Why this is an exceptional answer:

The exceptional answer demonstrates a strong alignment with the job description, infusing detailed achievements that highlight proficiency in crucial skill areas such as cloud services, big data technologies, and collaborative problem-solving. It directly addresses responsibilities such as maintaining pipeline reliability and working to tight deadlines, as well as the desire to work with a productivity-focused technology team. The integration of advanced projects like a real-time recommendation system shows higher-level thinking and technical prowess, taking care to showcase traits of ambition and leadership to support a rapidly growing team.

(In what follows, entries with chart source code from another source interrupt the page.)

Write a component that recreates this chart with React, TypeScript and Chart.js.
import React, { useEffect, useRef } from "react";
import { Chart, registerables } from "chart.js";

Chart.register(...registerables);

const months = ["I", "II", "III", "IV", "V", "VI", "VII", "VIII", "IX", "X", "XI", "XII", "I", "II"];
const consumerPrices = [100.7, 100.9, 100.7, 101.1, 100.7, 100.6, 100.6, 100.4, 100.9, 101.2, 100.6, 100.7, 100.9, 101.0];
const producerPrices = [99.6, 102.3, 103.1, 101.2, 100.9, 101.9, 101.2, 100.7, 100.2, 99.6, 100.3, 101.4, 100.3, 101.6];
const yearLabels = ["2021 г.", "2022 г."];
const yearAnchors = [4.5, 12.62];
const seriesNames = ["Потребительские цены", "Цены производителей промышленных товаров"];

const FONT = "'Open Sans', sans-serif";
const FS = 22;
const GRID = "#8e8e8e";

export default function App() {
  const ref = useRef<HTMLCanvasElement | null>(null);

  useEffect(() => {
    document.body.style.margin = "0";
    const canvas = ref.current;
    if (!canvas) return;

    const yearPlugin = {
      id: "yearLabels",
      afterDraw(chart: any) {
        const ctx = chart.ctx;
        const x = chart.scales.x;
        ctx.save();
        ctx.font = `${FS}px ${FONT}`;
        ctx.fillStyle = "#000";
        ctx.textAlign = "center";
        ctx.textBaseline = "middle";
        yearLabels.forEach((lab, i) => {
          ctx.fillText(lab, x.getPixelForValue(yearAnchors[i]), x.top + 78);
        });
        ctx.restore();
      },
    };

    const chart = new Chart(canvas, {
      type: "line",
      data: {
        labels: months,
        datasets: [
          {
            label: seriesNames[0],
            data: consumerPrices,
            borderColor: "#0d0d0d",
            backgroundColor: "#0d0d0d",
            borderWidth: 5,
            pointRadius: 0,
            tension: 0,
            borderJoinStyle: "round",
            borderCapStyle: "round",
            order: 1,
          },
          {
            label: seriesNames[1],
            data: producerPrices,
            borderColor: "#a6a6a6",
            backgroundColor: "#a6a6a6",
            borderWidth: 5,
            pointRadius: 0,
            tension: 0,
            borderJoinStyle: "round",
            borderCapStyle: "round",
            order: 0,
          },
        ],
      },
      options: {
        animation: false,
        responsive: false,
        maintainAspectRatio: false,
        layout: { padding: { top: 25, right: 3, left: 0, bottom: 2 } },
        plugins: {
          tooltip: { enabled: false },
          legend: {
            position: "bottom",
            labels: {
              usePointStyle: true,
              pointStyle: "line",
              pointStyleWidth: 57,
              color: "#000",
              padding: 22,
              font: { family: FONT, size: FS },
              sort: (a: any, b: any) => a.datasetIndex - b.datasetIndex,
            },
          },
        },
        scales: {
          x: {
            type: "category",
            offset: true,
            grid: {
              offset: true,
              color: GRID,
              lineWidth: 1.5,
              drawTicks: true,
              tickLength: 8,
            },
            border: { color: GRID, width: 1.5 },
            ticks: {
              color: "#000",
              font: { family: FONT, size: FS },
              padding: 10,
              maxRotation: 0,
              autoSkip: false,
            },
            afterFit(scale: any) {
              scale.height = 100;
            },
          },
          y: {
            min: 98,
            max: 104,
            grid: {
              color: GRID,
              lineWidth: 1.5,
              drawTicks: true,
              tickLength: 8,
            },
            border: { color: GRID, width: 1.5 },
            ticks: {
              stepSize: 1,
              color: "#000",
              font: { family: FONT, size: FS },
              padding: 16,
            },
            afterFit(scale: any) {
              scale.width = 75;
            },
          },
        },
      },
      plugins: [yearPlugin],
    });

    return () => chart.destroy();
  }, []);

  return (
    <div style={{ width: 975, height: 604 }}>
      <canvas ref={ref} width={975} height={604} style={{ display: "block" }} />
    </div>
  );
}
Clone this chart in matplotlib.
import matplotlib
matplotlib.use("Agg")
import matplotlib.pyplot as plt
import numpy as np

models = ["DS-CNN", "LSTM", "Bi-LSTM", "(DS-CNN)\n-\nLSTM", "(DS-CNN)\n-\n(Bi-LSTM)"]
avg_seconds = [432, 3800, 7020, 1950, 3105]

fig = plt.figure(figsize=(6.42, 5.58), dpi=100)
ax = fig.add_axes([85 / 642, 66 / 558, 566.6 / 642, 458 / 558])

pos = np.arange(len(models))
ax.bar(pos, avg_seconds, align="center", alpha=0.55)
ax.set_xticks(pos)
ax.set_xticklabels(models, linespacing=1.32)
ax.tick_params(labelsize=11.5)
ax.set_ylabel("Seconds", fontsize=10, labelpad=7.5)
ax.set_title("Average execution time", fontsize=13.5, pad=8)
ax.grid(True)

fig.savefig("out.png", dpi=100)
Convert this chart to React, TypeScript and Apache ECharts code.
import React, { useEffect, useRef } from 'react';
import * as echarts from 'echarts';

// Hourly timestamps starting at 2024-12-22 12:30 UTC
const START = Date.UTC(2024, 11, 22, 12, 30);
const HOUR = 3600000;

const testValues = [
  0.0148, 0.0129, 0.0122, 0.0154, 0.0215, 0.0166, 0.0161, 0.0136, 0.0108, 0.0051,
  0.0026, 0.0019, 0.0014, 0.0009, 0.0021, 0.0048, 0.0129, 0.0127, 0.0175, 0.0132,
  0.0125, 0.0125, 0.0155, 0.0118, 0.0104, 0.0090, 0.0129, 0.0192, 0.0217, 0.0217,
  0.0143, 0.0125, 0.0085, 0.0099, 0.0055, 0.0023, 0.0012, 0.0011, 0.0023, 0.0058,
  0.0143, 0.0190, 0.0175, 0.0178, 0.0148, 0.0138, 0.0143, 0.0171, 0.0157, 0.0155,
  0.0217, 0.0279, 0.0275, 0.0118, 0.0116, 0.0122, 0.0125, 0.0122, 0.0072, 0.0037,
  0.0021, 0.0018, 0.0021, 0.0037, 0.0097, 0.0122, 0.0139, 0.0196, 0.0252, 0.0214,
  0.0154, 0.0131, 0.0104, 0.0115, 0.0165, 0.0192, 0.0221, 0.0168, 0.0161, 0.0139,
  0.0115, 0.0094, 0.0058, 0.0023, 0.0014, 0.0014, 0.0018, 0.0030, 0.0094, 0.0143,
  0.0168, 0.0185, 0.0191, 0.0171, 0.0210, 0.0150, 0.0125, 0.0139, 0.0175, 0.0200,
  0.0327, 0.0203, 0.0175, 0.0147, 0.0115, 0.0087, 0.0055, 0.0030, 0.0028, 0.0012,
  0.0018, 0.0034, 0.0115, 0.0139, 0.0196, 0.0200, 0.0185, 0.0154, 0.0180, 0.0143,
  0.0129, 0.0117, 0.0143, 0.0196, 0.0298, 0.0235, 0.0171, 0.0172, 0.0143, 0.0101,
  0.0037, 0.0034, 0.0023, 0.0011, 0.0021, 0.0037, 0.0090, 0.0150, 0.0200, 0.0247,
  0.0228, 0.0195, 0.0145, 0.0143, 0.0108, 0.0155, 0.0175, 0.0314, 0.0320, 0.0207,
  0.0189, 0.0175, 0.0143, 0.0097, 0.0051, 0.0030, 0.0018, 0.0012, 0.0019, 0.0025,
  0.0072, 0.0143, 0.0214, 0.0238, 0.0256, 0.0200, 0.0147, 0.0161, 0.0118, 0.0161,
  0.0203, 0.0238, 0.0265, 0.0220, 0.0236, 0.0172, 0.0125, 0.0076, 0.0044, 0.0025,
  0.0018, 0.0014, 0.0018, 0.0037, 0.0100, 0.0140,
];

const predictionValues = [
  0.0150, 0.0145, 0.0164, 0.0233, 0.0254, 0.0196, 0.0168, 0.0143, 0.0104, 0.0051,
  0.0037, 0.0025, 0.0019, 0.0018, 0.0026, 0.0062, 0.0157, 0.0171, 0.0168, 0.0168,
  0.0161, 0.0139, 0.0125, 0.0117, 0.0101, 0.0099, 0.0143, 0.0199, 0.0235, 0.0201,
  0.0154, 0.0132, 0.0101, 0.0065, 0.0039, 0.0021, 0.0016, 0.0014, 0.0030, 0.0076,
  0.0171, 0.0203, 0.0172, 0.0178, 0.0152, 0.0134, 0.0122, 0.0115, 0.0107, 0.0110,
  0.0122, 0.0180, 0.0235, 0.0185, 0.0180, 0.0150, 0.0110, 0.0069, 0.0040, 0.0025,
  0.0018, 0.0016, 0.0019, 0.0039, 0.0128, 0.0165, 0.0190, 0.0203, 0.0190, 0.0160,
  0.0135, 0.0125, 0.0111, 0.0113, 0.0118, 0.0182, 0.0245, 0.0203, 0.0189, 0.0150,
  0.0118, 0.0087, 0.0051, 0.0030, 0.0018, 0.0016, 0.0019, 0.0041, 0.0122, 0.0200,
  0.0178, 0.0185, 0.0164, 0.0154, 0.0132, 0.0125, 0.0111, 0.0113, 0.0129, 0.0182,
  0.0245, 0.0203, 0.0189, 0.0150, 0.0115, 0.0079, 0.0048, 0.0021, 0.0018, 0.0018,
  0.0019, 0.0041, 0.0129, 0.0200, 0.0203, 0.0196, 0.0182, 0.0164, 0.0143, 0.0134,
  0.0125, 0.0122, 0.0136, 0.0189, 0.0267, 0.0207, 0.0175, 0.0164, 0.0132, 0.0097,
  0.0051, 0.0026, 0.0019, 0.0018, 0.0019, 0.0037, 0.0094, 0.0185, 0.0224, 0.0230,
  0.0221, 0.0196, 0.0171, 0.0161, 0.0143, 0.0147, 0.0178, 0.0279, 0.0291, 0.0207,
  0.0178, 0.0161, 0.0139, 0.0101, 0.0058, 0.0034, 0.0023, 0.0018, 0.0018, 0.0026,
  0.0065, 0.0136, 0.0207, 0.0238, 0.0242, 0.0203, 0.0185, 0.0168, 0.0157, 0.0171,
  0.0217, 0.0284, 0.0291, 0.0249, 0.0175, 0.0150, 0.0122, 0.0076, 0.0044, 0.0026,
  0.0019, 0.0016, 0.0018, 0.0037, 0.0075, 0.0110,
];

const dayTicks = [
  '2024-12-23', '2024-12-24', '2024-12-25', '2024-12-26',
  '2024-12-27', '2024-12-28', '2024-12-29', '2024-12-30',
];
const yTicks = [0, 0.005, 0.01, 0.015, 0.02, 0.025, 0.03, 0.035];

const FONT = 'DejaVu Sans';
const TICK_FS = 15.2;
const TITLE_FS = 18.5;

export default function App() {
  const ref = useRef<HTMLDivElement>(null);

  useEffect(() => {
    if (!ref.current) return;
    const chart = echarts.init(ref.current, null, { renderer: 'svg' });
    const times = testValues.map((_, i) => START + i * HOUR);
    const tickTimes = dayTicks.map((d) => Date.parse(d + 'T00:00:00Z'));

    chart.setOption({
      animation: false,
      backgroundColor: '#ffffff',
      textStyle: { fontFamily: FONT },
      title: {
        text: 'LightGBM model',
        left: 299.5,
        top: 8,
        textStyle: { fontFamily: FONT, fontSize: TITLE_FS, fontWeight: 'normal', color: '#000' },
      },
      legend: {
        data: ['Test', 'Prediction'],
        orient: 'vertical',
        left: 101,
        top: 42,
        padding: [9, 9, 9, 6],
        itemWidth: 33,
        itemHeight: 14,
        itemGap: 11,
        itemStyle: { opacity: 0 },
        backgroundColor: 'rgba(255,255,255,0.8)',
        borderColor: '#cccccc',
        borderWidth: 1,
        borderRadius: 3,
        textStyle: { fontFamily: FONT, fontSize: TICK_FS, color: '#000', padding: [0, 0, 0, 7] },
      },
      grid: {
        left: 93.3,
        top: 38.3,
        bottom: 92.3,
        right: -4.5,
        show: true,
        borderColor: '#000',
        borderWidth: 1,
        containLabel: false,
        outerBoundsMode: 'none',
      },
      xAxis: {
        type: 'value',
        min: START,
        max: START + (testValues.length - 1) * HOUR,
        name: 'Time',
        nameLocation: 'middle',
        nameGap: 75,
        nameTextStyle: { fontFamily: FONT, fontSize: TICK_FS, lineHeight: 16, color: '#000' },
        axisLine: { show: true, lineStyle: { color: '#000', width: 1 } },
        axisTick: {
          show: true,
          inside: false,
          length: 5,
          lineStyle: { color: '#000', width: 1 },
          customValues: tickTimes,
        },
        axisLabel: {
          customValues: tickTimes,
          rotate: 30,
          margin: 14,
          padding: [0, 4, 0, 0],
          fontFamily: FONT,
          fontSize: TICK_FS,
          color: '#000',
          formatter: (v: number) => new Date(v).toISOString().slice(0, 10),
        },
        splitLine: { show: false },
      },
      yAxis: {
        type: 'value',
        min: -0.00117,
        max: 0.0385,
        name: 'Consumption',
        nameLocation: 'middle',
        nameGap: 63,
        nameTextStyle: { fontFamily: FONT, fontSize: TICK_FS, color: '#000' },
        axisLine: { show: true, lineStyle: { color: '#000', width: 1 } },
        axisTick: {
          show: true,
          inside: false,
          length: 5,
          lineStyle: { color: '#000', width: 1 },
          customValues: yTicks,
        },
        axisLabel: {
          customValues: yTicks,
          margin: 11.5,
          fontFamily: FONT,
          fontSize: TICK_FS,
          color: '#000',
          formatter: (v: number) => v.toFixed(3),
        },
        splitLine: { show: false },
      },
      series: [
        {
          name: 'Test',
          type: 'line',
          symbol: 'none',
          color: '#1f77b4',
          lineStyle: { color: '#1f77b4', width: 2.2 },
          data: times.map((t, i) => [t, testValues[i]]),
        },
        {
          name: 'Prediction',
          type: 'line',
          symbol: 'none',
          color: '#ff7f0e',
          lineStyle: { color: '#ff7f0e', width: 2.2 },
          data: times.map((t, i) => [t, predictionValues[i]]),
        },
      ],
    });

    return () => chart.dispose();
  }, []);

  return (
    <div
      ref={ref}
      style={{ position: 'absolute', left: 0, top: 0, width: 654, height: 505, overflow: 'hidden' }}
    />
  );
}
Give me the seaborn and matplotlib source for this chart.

How to prepare for this question

Review past experiences with building and optimizing data pipelines, identifying key achievements that align with the responsibilities and qualifications mentioned in the job description.
Familiarize yourself with the big data technologies and cloud services specifically mentioned in the job description, and recall instances where you have used similar tools. Prepare to discuss these in detail.
Reflect on how you ensure data quality and reliability, and think of examples where you successfully implemented measures to maintain this throughout your pipelines.
Consider examples that demonstrate your problem-solving skills under tight deadlines and how you've collaborated within a team to overcome technical challenges.
Prepare to discuss your experience with data pipeline workflow management tools like Airflow, Luigi, or Azkaban, and think of specific scenarios where you effectively used these tools.
Recall instances where you stayed current with new technologies and how you evaluated their potential to improve data operations within your previous roles.

What interviewers are evaluating

Proficiency in programming languages for big data tasks
Experience with cloud services and big data technology
Ability to ensure data quality and reliability
Familiarity with data pipeline and workflow management tools
Collaboration and problem-solving skills